Another characteristic which strikes one in Russian literature, and still more in Russian life, especially if one has mingled in the lower classes, is the very deeply rooted sense of pity which the Russians possess. An Englishman who is lame, and whom I met in Russia, told me that he had experienced there a treatment such as he had never met before in any other country. The people, and especially the poor, noticed his lameness, and, guessing what would be difficult for him to do, came to his aid and helped him.

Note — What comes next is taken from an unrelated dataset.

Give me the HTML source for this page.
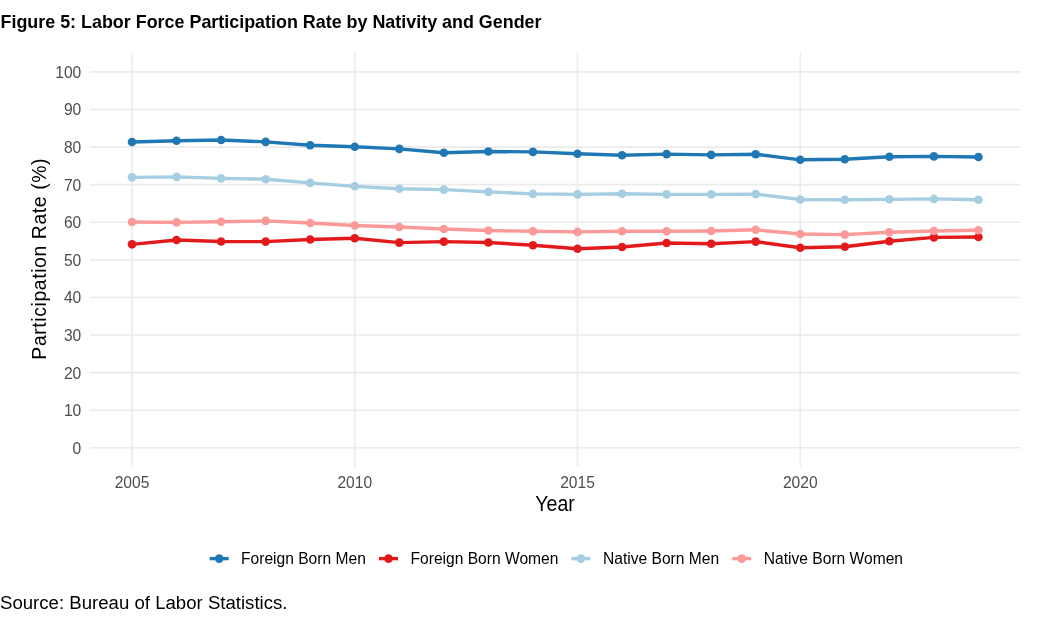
<!DOCTYPE html>
<html><head><meta charset="utf-8"><title>Figure 5: Labor Force Participation Rate by Nativity and Gender</title>
<style>
html,body{margin:0;padding:0;background:#fff;}
body{width:1044px;height:630px;overflow:hidden;}
svg{display:block;}
text{font-family:"Liberation Sans",Arial,sans-serif;}
</style></head>
<body>
<svg width="1044" height="630" viewBox="0 0 1044 630">
<rect width="1044" height="630" fill="#fff"/>
<text x="0.5" y="27.9" font-size="18.6" font-weight="bold" fill="#000" textLength="541" lengthAdjust="spacingAndGlyphs">Figure 5: Labor Force Participation Rate by Nativity and Gender</text>
<g stroke="#EBEBEB" stroke-width="1.6" fill="none">
<line x1="89.7" x2="1020.4" y1="447.8" y2="447.8"/>
<line x1="89.7" x2="1020.4" y1="410.21" y2="410.21"/>
<line x1="89.7" x2="1020.4" y1="372.62" y2="372.62"/>
<line x1="89.7" x2="1020.4" y1="335.03" y2="335.03"/>
<line x1="89.7" x2="1020.4" y1="297.44" y2="297.44"/>
<line x1="89.7" x2="1020.4" y1="259.85" y2="259.85"/>
<line x1="89.7" x2="1020.4" y1="222.26" y2="222.26"/>
<line x1="89.7" x2="1020.4" y1="184.67" y2="184.67"/>
<line x1="89.7" x2="1020.4" y1="147.08" y2="147.08"/>
<line x1="89.7" x2="1020.4" y1="109.49" y2="109.49"/>
<line x1="89.7" x2="1020.4" y1="71.9" y2="71.9"/>
<line x1="132" x2="132" y1="53.1" y2="466.6"/>
<line x1="354.75" x2="354.75" y1="53.1" y2="466.6"/>
<line x1="577.5" x2="577.5" y1="53.1" y2="466.6"/>
<line x1="800.25" x2="800.25" y1="53.1" y2="466.6"/>
</g>
<g fill="none" stroke-width="3.4" stroke-linejoin="round" stroke-linecap="butt">
<polyline stroke="#1F78B4" points="132,142.01 176.55,140.76 221.1,139.94 265.65,141.89 310.2,145.31 354.75,146.82 399.3,148.85 443.85,152.76 488.4,151.48 532.95,151.89 577.5,153.77 622.05,155.27 666.6,154.15 711.15,154.9 755.7,154.26 800.25,159.82 844.8,159.18 889.35,156.78 933.9,156.4 978.45,157.04"/>
<polyline stroke="#E31A1C" points="132,244.33 176.55,240 221.1,241.51 265.65,241.62 310.2,239.51 354.75,238.27 399.3,242.6 443.85,241.62 488.4,242.48 532.95,245.23 577.5,248.69 622.05,246.96 666.6,242.97 711.15,243.72 755.7,241.62 800.25,247.71 844.8,246.81 889.35,241.24 933.9,237.41 978.45,237.07"/>
<polyline stroke="#A6CEE3" points="132,177.34 176.55,176.85 221.1,178.35 265.65,179.26 310.2,182.9 354.75,186.32 399.3,188.8 443.85,189.59 488.4,191.85 532.95,193.88 577.5,194.37 622.05,193.77 666.6,194.37 711.15,194.37 755.7,194.14 800.25,199.56 844.8,199.82 889.35,199.33 933.9,198.92 978.45,199.71"/>
<polyline stroke="#FB9A99" points="132,222 176.55,222.37 221.1,221.77 265.65,220.91 310.2,223.01 354.75,225.49 399.3,226.96 443.85,228.95 488.4,230.57 532.95,231.32 577.5,231.92 622.05,231.32 666.6,231.32 711.15,231.06 755.7,229.82 800.25,234.06 844.8,234.66 889.35,232.3 933.9,230.94 978.45,230.27"/>
</g>
<g fill="#1F78B4"><circle cx="132" cy="142.01" r="4.3"/><circle cx="176.55" cy="140.76" r="4.3"/><circle cx="221.1" cy="139.94" r="4.3"/><circle cx="265.65" cy="141.89" r="4.3"/><circle cx="310.2" cy="145.31" r="4.3"/><circle cx="354.75" cy="146.82" r="4.3"/><circle cx="399.3" cy="148.85" r="4.3"/><circle cx="443.85" cy="152.76" r="4.3"/><circle cx="488.4" cy="151.48" r="4.3"/><circle cx="532.95" cy="151.89" r="4.3"/><circle cx="577.5" cy="153.77" r="4.3"/><circle cx="622.05" cy="155.27" r="4.3"/><circle cx="666.6" cy="154.15" r="4.3"/><circle cx="711.15" cy="154.9" r="4.3"/><circle cx="755.7" cy="154.26" r="4.3"/><circle cx="800.25" cy="159.82" r="4.3"/><circle cx="844.8" cy="159.18" r="4.3"/><circle cx="889.35" cy="156.78" r="4.3"/><circle cx="933.9" cy="156.4" r="4.3"/><circle cx="978.45" cy="157.04" r="4.3"/></g>
<g fill="#E31A1C"><circle cx="132" cy="244.33" r="4.3"/><circle cx="176.55" cy="240" r="4.3"/><circle cx="221.1" cy="241.51" r="4.3"/><circle cx="265.65" cy="241.62" r="4.3"/><circle cx="310.2" cy="239.51" r="4.3"/><circle cx="354.75" cy="238.27" r="4.3"/><circle cx="399.3" cy="242.6" r="4.3"/><circle cx="443.85" cy="241.62" r="4.3"/><circle cx="488.4" cy="242.48" r="4.3"/><circle cx="532.95" cy="245.23" r="4.3"/><circle cx="577.5" cy="248.69" r="4.3"/><circle cx="622.05" cy="246.96" r="4.3"/><circle cx="666.6" cy="242.97" r="4.3"/><circle cx="711.15" cy="243.72" r="4.3"/><circle cx="755.7" cy="241.62" r="4.3"/><circle cx="800.25" cy="247.71" r="4.3"/><circle cx="844.8" cy="246.81" r="4.3"/><circle cx="889.35" cy="241.24" r="4.3"/><circle cx="933.9" cy="237.41" r="4.3"/><circle cx="978.45" cy="237.07" r="4.3"/></g>
<g fill="#A6CEE3"><circle cx="132" cy="177.34" r="4.3"/><circle cx="176.55" cy="176.85" r="4.3"/><circle cx="221.1" cy="178.35" r="4.3"/><circle cx="265.65" cy="179.26" r="4.3"/><circle cx="310.2" cy="182.9" r="4.3"/><circle cx="354.75" cy="186.32" r="4.3"/><circle cx="399.3" cy="188.8" r="4.3"/><circle cx="443.85" cy="189.59" r="4.3"/><circle cx="488.4" cy="191.85" r="4.3"/><circle cx="532.95" cy="193.88" r="4.3"/><circle cx="577.5" cy="194.37" r="4.3"/><circle cx="622.05" cy="193.77" r="4.3"/><circle cx="666.6" cy="194.37" r="4.3"/><circle cx="711.15" cy="194.37" r="4.3"/><circle cx="755.7" cy="194.14" r="4.3"/><circle cx="800.25" cy="199.56" r="4.3"/><circle cx="844.8" cy="199.82" r="4.3"/><circle cx="889.35" cy="199.33" r="4.3"/><circle cx="933.9" cy="198.92" r="4.3"/><circle cx="978.45" cy="199.71" r="4.3"/></g>
<g fill="#FB9A99"><circle cx="132" cy="222" r="4.3"/><circle cx="176.55" cy="222.37" r="4.3"/><circle cx="221.1" cy="221.77" r="4.3"/><circle cx="265.65" cy="220.91" r="4.3"/><circle cx="310.2" cy="223.01" r="4.3"/><circle cx="354.75" cy="225.49" r="4.3"/><circle cx="399.3" cy="226.96" r="4.3"/><circle cx="443.85" cy="228.95" r="4.3"/><circle cx="488.4" cy="230.57" r="4.3"/><circle cx="532.95" cy="231.32" r="4.3"/><circle cx="577.5" cy="231.92" r="4.3"/><circle cx="622.05" cy="231.32" r="4.3"/><circle cx="666.6" cy="231.32" r="4.3"/><circle cx="711.15" cy="231.06" r="4.3"/><circle cx="755.7" cy="229.82" r="4.3"/><circle cx="800.25" cy="234.06" r="4.3"/><circle cx="844.8" cy="234.66" r="4.3"/><circle cx="889.35" cy="232.3" r="4.3"/><circle cx="933.9" cy="230.94" r="4.3"/><circle cx="978.45" cy="230.27" r="4.3"/></g>
<g font-size="15.6" fill="#4D4D4D" text-anchor="end">
<text x="81.3" y="453.7">0</text>
<text x="81.3" y="416.11">10</text>
<text x="81.3" y="378.52">20</text>
<text x="81.3" y="340.93">30</text>
<text x="81.3" y="303.34">40</text>
<text x="81.3" y="265.75">50</text>
<text x="81.3" y="228.16">60</text>
<text x="81.3" y="190.57">70</text>
<text x="81.3" y="152.98">80</text>
<text x="81.3" y="115.39">90</text>
<text x="81.3" y="77.8">100</text>
</g>
<g font-size="15.6" fill="#4D4D4D" text-anchor="middle">
<text x="132" y="487.9">2005</text>
<text x="354.75" y="487.9">2010</text>
<text x="577.5" y="487.9">2015</text>
<text x="800.25" y="487.9">2020</text>
</g>
<text x="555.05" y="511" font-size="21.5" fill="#000" text-anchor="middle" textLength="39.5" lengthAdjust="spacingAndGlyphs">Year</text>
<text transform="translate(46 259.05) rotate(-90)" x="0" y="0" font-size="19.4" fill="#000" text-anchor="middle" textLength="201.2" lengthAdjust="spacing">Participation Rate (%)</text>
<g font-size="15.6" fill="#000">
<line x1="209.7" x2="228.7" y1="558.6" y2="558.6" stroke="#1F78B4" stroke-width="3.4"/>
<circle cx="219.2" cy="558.6" r="4.3" fill="#1F78B4"/>
<text x="241" y="564">Foreign Born Men</text>
<line x1="379" x2="398" y1="558.6" y2="558.6" stroke="#E31A1C" stroke-width="3.4"/>
<circle cx="388.5" cy="558.6" r="4.3" fill="#E31A1C"/>
<text x="410.5" y="564">Foreign Born Women</text>
<line x1="571.4" x2="590.4" y1="558.6" y2="558.6" stroke="#A6CEE3" stroke-width="3.4"/>
<circle cx="580.9" cy="558.6" r="4.3" fill="#A6CEE3"/>
<text x="603" y="564">Native Born Men</text>
<line x1="732.2" x2="751.2" y1="558.6" y2="558.6" stroke="#FB9A99" stroke-width="3.4"/>
<circle cx="741.7" cy="558.6" r="4.3" fill="#FB9A99"/>
<text x="763.8" y="564">Native Born Women</text>
</g>
<text x="0" y="608.8" font-size="18" fill="#000" textLength="287.5" lengthAdjust="spacingAndGlyphs">Source: Bureau of Labor Statistics.</text>
</svg>
</body></html>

In the streets of Moscow and St. Petersburg you rarely see beggars beg in vain; and I have observed, travelling third class in trains and in steamers, that when the poor came to beg bread for food from the poor, they were never sent empty away. During the war I always found the soldiers ready to give me food, however little they had for themselves, in circumstances when they would have been quite justified in sending me about my business as a pestilential nuisance and camp-follower. It is impossible for a man to starve in Russia. He is perfectly certain to find some one who will give him food for the asking. In Siberia the peasants in the villages put bread on their window-sills, in case any fugitive prisoners should be passing by. This fundamental goodness of heart is the most important fact in the Russian nature; it, and the expression of it in their literature, is the greatest contribution which they have made to the history of the world. It is probably the cause of all their weakness. For the defects indispensable to such qualities are slackness, and the impossibility of conceiving self-discipline to be a necessity, or of recognising the conventional rules and prejudices which make for solidity, and which are, as Professor Milioukov said, as cement is to a building.